### DATA LISTING

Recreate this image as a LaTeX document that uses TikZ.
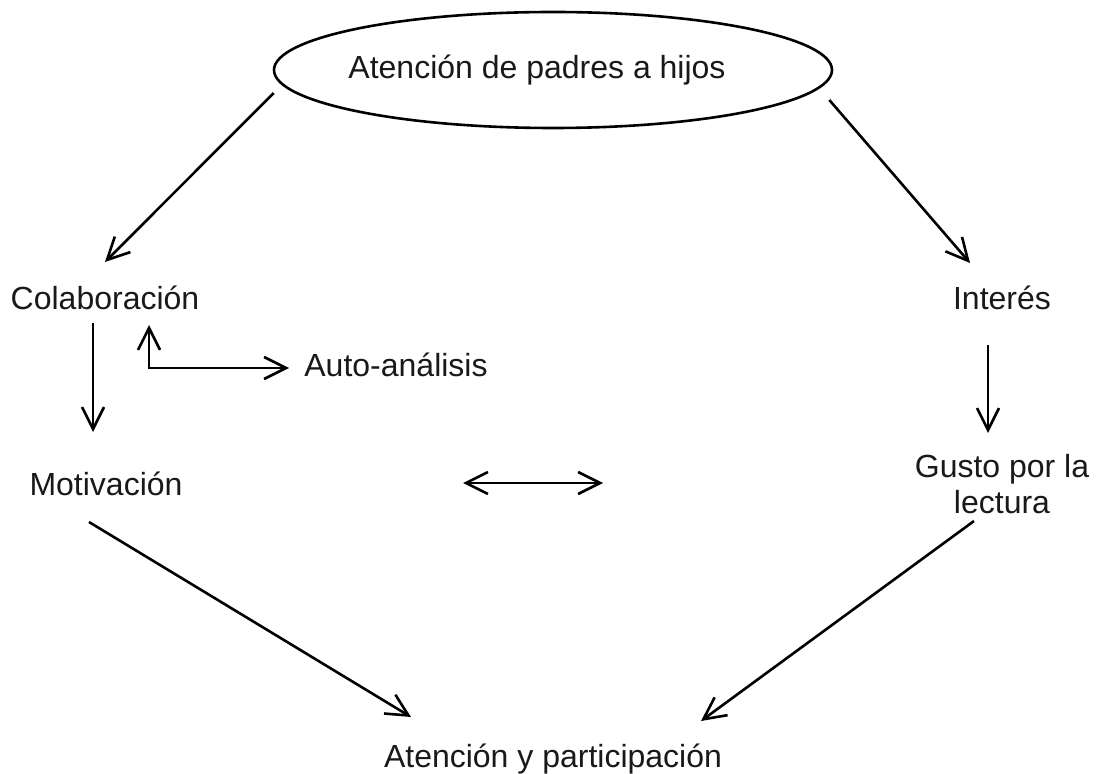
\documentclass[tikz,border=0pt]{standalone}
\usepackage{fontspec}
\setmainfont{Liberation Sans}
\usetikzlibrary{arrows.meta,shapes.geometric,calc}

\begin{document}
\begin{tikzpicture}[x=0.5pt,y=-0.5pt,
  every node/.style={font=\fontsize{16}{18}\selectfont, inner sep=0pt, text=black!90},
  flecha/.style={-{Straight Barb[length=11pt,width=11pt]}, line width=1.3pt},
  doble/.style={{Straight Barb[length=11pt,width=11pt]}-{Straight Barb[length=11pt,width=11pt]}, line width=1.3pt}]

\useasboundingbox (0,0) rectangle (1096,774);

\def\xl{105}; % left column
\def\xr{1002}; % right column
\def\xm{553}; % middle

% top
\node[draw, ellipse, line width=1.3pt, inner xsep=-20pt, minimum width=279pt, minimum height=58pt] (padres) at (\xm,70) {Atención de padres a hijos\hspace*{16pt}};

% left column
\node[anchor=base] (colab) at (\xl,310) {Colaboración};
\node[anchor=base] (auto) at (396,377) {Auto-análisis};
\node[anchor=base] (motiv) at (106,495) {Motivación};

% right column
\node[anchor=base] (interes) at (\xr,310) {Interés};
\node[anchor=base, align=center] (gusto) at (\xr,513) {Gusto por la\\lectura};

% bottom
\node[anchor=base] (part) at (\xm,767) {Atención y participación};

\coordinate (izq) at (463,483);
\coordinate (der) at (603,483);

\draw[flecha] ($(padres.west)+(1,23)$) -- ($(colab.base)+(0,-48)$);
\draw[flecha] ($(padres.east)+(-4,30)$) -- ($(interes.base)+(-32,-47)$);

\draw[flecha] ($(colab.base)+(-12,13)$) -- ($(motiv.base)+(-13,-63)$);
\draw[doble] ($(colab.base)+(44,15)$) |- ($(auto.base west)+(-15,-9)$);

\draw[flecha] ($(interes.base)+(-14,35)$) -- ($(gusto.base)+(-14,-80)$);

\draw[doble] (izq) -- (der);

\draw[flecha] ($(motiv.base)+(-17,27)$) -- ($(part.base)+(-142,-50)$);
\draw[flecha] ($(gusto.base)+(-28,8)$) -- ($(part.base)+(148,-46)$);

\end{tikzpicture}
\end{document}
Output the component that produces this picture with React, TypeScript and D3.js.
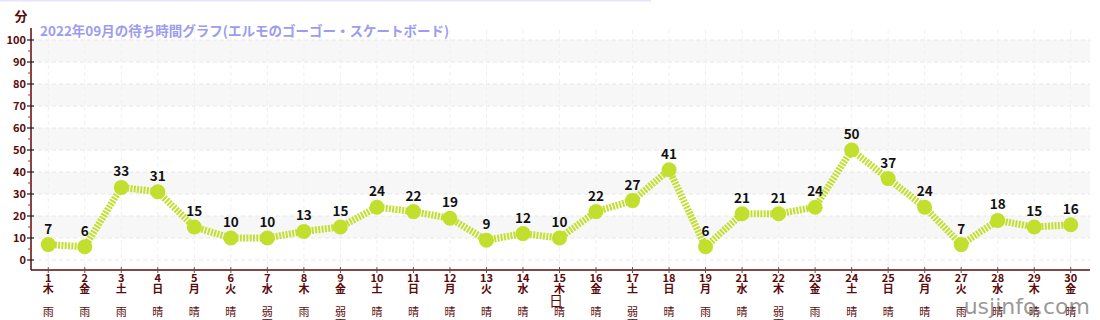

######

PROBLEM >> Every record must be copied exactly, with the pictures left out.

EXERCISE RESULT >>
Recreate this image as a LaTeX document that uses TikZ.
\documentclass[tikz,border=0pt]{standalone}
\usepackage{fontspec}
\setmainfont{Liberation Sans}
\usetikzlibrary{arrows.meta,shapes.geometric,calc}

\begin{document}
\begin{tikzpicture}[x=0.5pt,y=-0.5pt,
  every node/.style={font=\fontsize{16}{18}\selectfont, inner sep=0pt, text=black!90},
  flecha/.style={-{Straight Barb[length=11pt,width=11pt]}, line width=1.3pt},
  doble/.style={{Straight Barb[length=11pt,width=11pt]}-{Straight Barb[length=11pt,width=11pt]}, line width=1.3pt}]

\useasboundingbox (0,0) rectangle (1096,774);

\def\xl{105}; % left column
\def\xr{1002}; % right column
\def\xm{553}; % middle

% top
\node[draw, ellipse, line width=1.3pt, inner xsep=-20pt, minimum width=279pt, minimum height=58pt] (padres) at (\xm,70) {Atención de padres a hijos\hspace*{16pt}};

% left column
\node[anchor=base] (colab) at (\xl,310) {Colaboración};
\node[anchor=base] (auto) at (396,377) {Auto-análisis};
\node[anchor=base] (motiv) at (106,495) {Motivación};

% right column
\node[anchor=base] (interes) at (\xr,310) {Interés};
\node[anchor=base, align=center] (gusto) at (\xr,513) {Gusto por la\\lectura};

% bottom
\node[anchor=base] (part) at (\xm,767) {Atención y participación};

\coordinate (izq) at (463,483);
\coordinate (der) at (603,483);

\draw[flecha] ($(padres.west)+(1,23)$) -- ($(colab.base)+(0,-48)$);
\draw[flecha] ($(padres.east)+(-4,30)$) -- ($(interes.base)+(-32,-47)$);

\draw[flecha] ($(colab.base)+(-12,13)$) -- ($(motiv.base)+(-13,-63)$);
\draw[doble] ($(colab.base)+(44,15)$) |- ($(auto.base west)+(-15,-9)$);

\draw[flecha] ($(interes.base)+(-14,35)$) -- ($(gusto.base)+(-14,-80)$);

\draw[doble] (izq) -- (der);

\draw[flecha] ($(motiv.base)+(-17,27)$) -- ($(part.base)+(-142,-50)$);
\draw[flecha] ($(gusto.base)+(-28,8)$) -- ($(part.base)+(148,-46)$);

\end{tikzpicture}
\end{document}
Output the component that produces this picture with React, TypeScript and D3.js.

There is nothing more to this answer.